Starting in July contributions will increase from 9.0% up to 9.25% and the upper age limit, which previously meant contributions didn't have to be made for employees aged 70 and over, has since been lifted to encourage mature workers to stay in the workforce.

So what does all this mean for you? It's important you prepare for the change and ensure you have working procedure in place to smoothly transition with the super reform. Business Victoria recently looked at some tips to help ensure you are adequately prepared when July rolls around which we have summarised below.

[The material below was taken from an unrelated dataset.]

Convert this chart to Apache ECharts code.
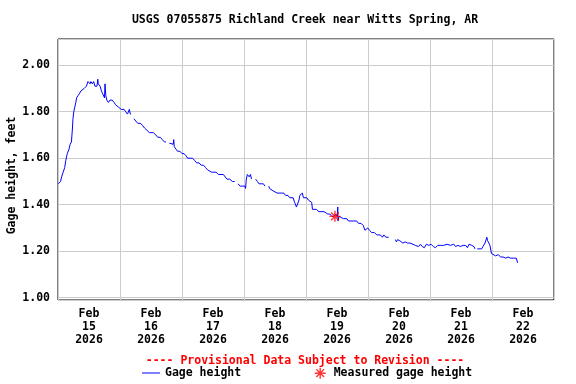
<!DOCTYPE html>
<html>
<head>
<meta charset="utf-8">
<script src="https://cdn.jsdelivr.net/npm/echarts@6/dist/echarts.min.js"></script>
<style>html,body{margin:0;padding:0;background:#fff;}#chart{width:576px;height:384px;}</style>
</head>
<body>
<div id="chart"></div>
<script>
// Start of the plot period (UTC): Feb 15 2026 00:00
const startYear = 2026, startMonth = 1, startDay = 15, dayCount = 8;
const titleText = 'USGS 07055875 Richland Creek near Witts Spring, AR';
const provisionalText = '---- Provisional Data Subject to Revision ----';
const yAxisName = 'Gage height, feet';
const monthNames = ['Jan','Feb','Mar','Apr','May','Jun','Jul','Aug','Sep','Oct','Nov','Dec'];

// Gage height readings: hours since Feb 15 00:00, value in feet (null = gap)
const gageHours = [
  0.1,1.0,1.4,2.0,2.6,3.0,3.4,3.6,4.3,4.7,5.2,5.4,5.6,5.8,6.1,6.5,6.9,7.2,7.8,8.4,
  8.9,9.4,10.1,11.0,11.6,12.0,12.4,12.7,13.3,13.8,14.2,14.3,15.1,15.4,15.6,16.3,16.8,17.2,17.6,18.0,
  18.2,18.5,18.9,19.5,20.1,21.0,21.7,22.3,23.4,23.9,24.5,25.6,26.2,26.9,27.6,28.0,28.3,28.8,29.4,30.1,
  30.9,32.0,32.8,33.5,34.1,35.4,36.9,37.9,38.6,39.6,40.4,41.2,41.8,42.4,43.1,43.7,44.6,44.8,45.0,45.6,
  46.3,47.2,48.0,48.8,49.6,50.2,51.2,52.1,52.9,53.7,54.6,55.4,56.3,57.1,57.9,58.6,59.4,60.3,61.2,62.1,
  63.1,64.0,64.5,65.4,66.5,67.5,68.4,69.0,69.7,70.5,71.4,72.3,72.6,72.9,73.3,74.0,74.5,74.9,75.7,76.5,
  77.2,77.8,78.7,79.5,80.1,80.8,81.6,81.9,82.5,83.2,83.9,84.8,85.6,86.5,87.4,88.1,89.0,89.7,90.3,91.0,
  91.6,92.3,92.9,93.3,93.6,94.3,94.6,95.0,95.6,96.3,96.9,97.5,98.2,98.5,99.2,100.0,101.0,101.8,103.0,103.6,
  104.4,105.2,106.0,106.8,107.5,108.1,108.3,108.4,108.8,109.6,110.5,111.8,112.4,113.0,114.3,115.6,116.3,117.3,118.2,118.8,
  119.2,119.9,120.6,121.4,122.5,123.4,124.0,124.8,125.6,126.1,126.9,127.5,128.0,129.3,130.6,131.0,131.5,132.3,133.0,133.5,
  134.4,135.3,136.2,137.4,138.3,139.6,140.3,141.0,141.8,142.6,143.5,144.4,145.3,146.1,147.0,148.0,149.3,150.6,151.9,153.2,
  153.9,154.8,155.8,156.8,157.8,158.5,159.1,160.2,161.0,161.4,161.8,162.3,163.0,164.0,164.5,165.3,166.0,166.3,166.8,167.2,
  167.8,168.5,169.4,170.4,171.4,172.3,173.3,174.2,175.2,176.3,177.4,177.9
];
const gageFeet = [
  1.49,1.50,1.52,1.54,1.56,1.59,1.61,1.62,1.64,1.66,1.67,1.70,1.73,1.77,1.80,1.82,1.84,1.86,1.87,1.88,
  1.89,1.89,1.90,1.91,1.93,1.93,1.92,1.93,1.92,1.93,1.93,1.91,1.91,1.94,1.92,1.91,1.89,1.88,1.88,1.86,
  1.92,1.87,1.85,1.84,1.85,1.85,1.84,1.83,1.82,1.82,1.81,1.81,1.80,1.79,1.81,1.79,1.79,null,1.77,1.76,
  1.75,1.75,1.74,1.73,1.725,1.71,1.71,1.70,1.69,1.69,1.68,1.67,1.67,null,1.665,1.66,1.66,1.68,1.65,1.64,
  1.63,1.63,1.62,1.62,1.61,1.60,1.60,1.60,1.59,1.58,1.58,1.57,1.57,1.56,1.55,1.55,1.54,1.54,1.54,1.53,
  1.53,1.53,1.53,1.51,1.51,1.50,1.50,null,1.49,1.48,1.48,1.48,1.47,1.51,1.53,1.52,1.53,1.51,null,1.51,
  1.50,1.49,1.49,1.49,1.48,null,1.48,1.47,1.47,1.46,1.46,1.45,1.45,1.45,1.45,1.44,1.44,1.43,1.43,1.43,
  1.41,1.39,1.39,1.42,1.44,1.44,1.45,1.43,1.43,1.43,1.42,1.42,1.41,1.38,1.38,1.38,1.37,1.37,1.37,1.37,
  1.36,1.36,1.35,1.35,1.36,1.35,1.39,1.33,1.35,1.345,1.34,1.34,1.33,1.33,1.33,1.33,1.32,1.32,1.31,1.29,
  1.29,1.30,1.29,1.28,1.28,1.27,1.27,1.27,1.26,1.27,1.26,1.26,1.26,null,1.25,1.24,1.25,1.245,1.24,1.235,
  1.24,1.235,1.235,1.23,1.225,1.22,1.23,1.22,1.215,1.23,1.225,1.23,1.22,1.215,1.225,1.225,1.225,1.23,1.225,1.23,
  1.22,1.225,1.22,1.225,1.225,1.215,1.23,1.225,1.22,1.21,null,1.21,1.215,1.21,1.22,1.235,1.26,1.245,1.235,1.225,
  1.19,1.185,1.18,1.185,1.175,1.175,1.17,1.175,1.17,1.17,1.17,1.15
];

// Field measurement
const measuredHours = [107.2];
const measuredFeet = [1.35];

const HOUR = 3600000, DAY = 86400000;
const t0 = Date.UTC(startYear, startMonth, startDay);
const tEnd = t0 + dayCount * DAY;

const gageData = gageHours.map((h, i) => [t0 + h * HOUR, gageFeet[i] === null ? null : gageFeet[i]]);
const measuredData = measuredHours.map((h, i) => [t0 + h * HOUR, measuredFeet[i]]);

const FONT = 'DejaVu Sans Mono';
const FS = 11.5;
const starPath = 'path://M5,0L5,10M0,5L10,5M1.5,1.5L8.5,8.5M8.5,1.5L1.5,8.5';
const linePath = 'path://M0,0L18,0L18,1L0,1Z';

const chart = echarts.init(document.getElementById('chart'), null, {renderer: 'canvas'});
chart.setOption({
  animation: false,
  backgroundColor: '#ffffff',
  title: [
    {text: titleText, left: 300, top: 9, textAlign: 'center',
     textStyle: {fontFamily: FONT, fontSize: FS, fontWeight: 'bold', color: '#000'}},
    {text: provisionalText, left: 300, top: 350, textAlign: 'center',
     textStyle: {fontFamily: FONT, fontSize: FS, fontWeight: 'bold', color: '#ff0000'}}
  ],
  legend: [
    {data: [{name: 'Gage height', icon: linePath, itemStyle: {color: '#0000ff', borderWidth: 0}}],
     left: 142, top: 367, padding: 0, itemWidth: 18, itemHeight: 12, symbolKeepAspect: true,
     textStyle: {fontFamily: FONT, fontSize: FS, fontWeight: 'bold', color: '#000'}},
    {data: [{name: 'Measured gage height', icon: starPath,
             itemStyle: {color: 'rgba(0,0,0,0)', borderColor: '#ff0000', borderWidth: 1.4}}],
     left: 314, top: 367, padding: 0, itemWidth: 17, itemHeight: 11,
     textStyle: {fontFamily: FONT, fontSize: FS, fontWeight: 'bold', color: '#000'}}
  ],
  grid: {left: 58, top: 39, width: 496, height: 261, show: true, containLabel: false,
         outerBoundsMode: 'none',
         borderColor: '#000', borderWidth: 1, backgroundColor: 'transparent'},
  xAxis: [
    {type: 'value', min: t0, max: tEnd, interval: DAY,
     axisLine: {show: false}, axisTick: {show: false}, axisLabel: {show: false},
     splitLine: {show: true, lineStyle: {color: '#cccccc', width: 1}}},
    {type: 'value', min: t0, max: tEnd, interval: DAY / 2, position: 'bottom',
     axisLine: {show: false}, axisTick: {show: false}, splitLine: {show: false},
     axisLabel: {show: true, margin: 8, fontFamily: FONT, fontSize: FS, fontWeight: 'bold',
       color: '#000', lineHeight: 13, showMinLabel: true, showMaxLabel: true,
       formatter: function (v) {
         if (Math.round((v - t0) / HOUR) % 24 !== 12) return '';
         const d = new Date(v);
         return monthNames[d.getUTCMonth()] + '\n' + d.getUTCDate() + '\n' + d.getUTCFullYear();
       }}}
  ],
  yAxis: {
    type: 'value', min: 0.99, max: 2.113, splitNumber: 5,
    name: yAxisName, nameLocation: 'middle', nameGap: 40, nameRotate: 90, nameMoveOverlap: false,
    nameTextStyle: {fontFamily: FONT, fontSize: FS, fontWeight: 'bold', color: '#000',
      padding: [0, 12, 0, 0]},
    axisLine: {show: false}, axisTick: {show: false},
    axisLabel: {margin: 8, fontFamily: FONT, fontSize: FS, fontWeight: 'bold', color: '#000',
      showMinLabel: false, showMaxLabel: false,
      formatter: v => v.toFixed(2)},
    splitLine: {show: true, lineStyle: {color: '#cccccc', width: 1}}
  },
  series: [
    {name: 'Gage height', type: 'line', xAxisIndex: 0, data: gageData, symbol: 'none',
     connectNulls: false, lineStyle: {color: '#0000ff', width: 1}, itemStyle: {color: '#0000ff'}},
    {name: 'Measured gage height', type: 'scatter', xAxisIndex: 0, data: measuredData,
     symbol: starPath, symbolSize: 11, z: 5,
     itemStyle: {color: 'rgba(0,0,0,0)', borderColor: '#ff0000', borderWidth: 1.4}}
  ]
});
</script>
</body>
</html>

  • Check your records and ensure that all superannuation payments made on behalf of employees have been updated to the end of June 2013. This ensures that when July rolls around you will start the financial year ready for all the reforms taking place.
  • Ensure that you are now making contributions for all employees. If your company employs anyone over the age of 70 or under the age of 18 check to see if they will now be eligible for super payments.
  • Make contact with the superannuation funds you make contributions to and confirm that as of January 1, 2014, they will be providing MySuper accounts. MySuper is the new model of super that will replace all existing default super products with the aim to make comparing funds easier for members and employers.
  • Update all your employee records to make sure you are making the correct contributions on their behalf. If you are struggling to determine how much the new payments will be, log on to the ATO superannuation contributions calculator for help. It's also a good idea to check the ATO website to see if your pay slips comply with ATO regulations.
  • Determine how the increase in payments will affect your business. The best way to do this is by preparing a profit and loss statement that will budget the new superannuation payments to determine the impact. Another good measure is to prepare a cash flow forecast that will incorporate the new amount you will owe from superannuation and how often you make contributions. This will help you determine how the new laws will affect the cash you have available.
  • Consult your default fund, accountant or payroll manager to see what's required to comply with the new electronic reporting standards that are being introduced. This is part of the new data standards being introduced by the government that aim to improve the efficiency of the superannuation system by improving the timeliness of processing rollovers and contributions, and reducing the number of lost accounts and unclaimed money.

Remember, the best thing to do is prepare for these changes as soon as possible. The sooner you incorporate them, the better positioned you will be to hit the ground running at the beginning of the financial year.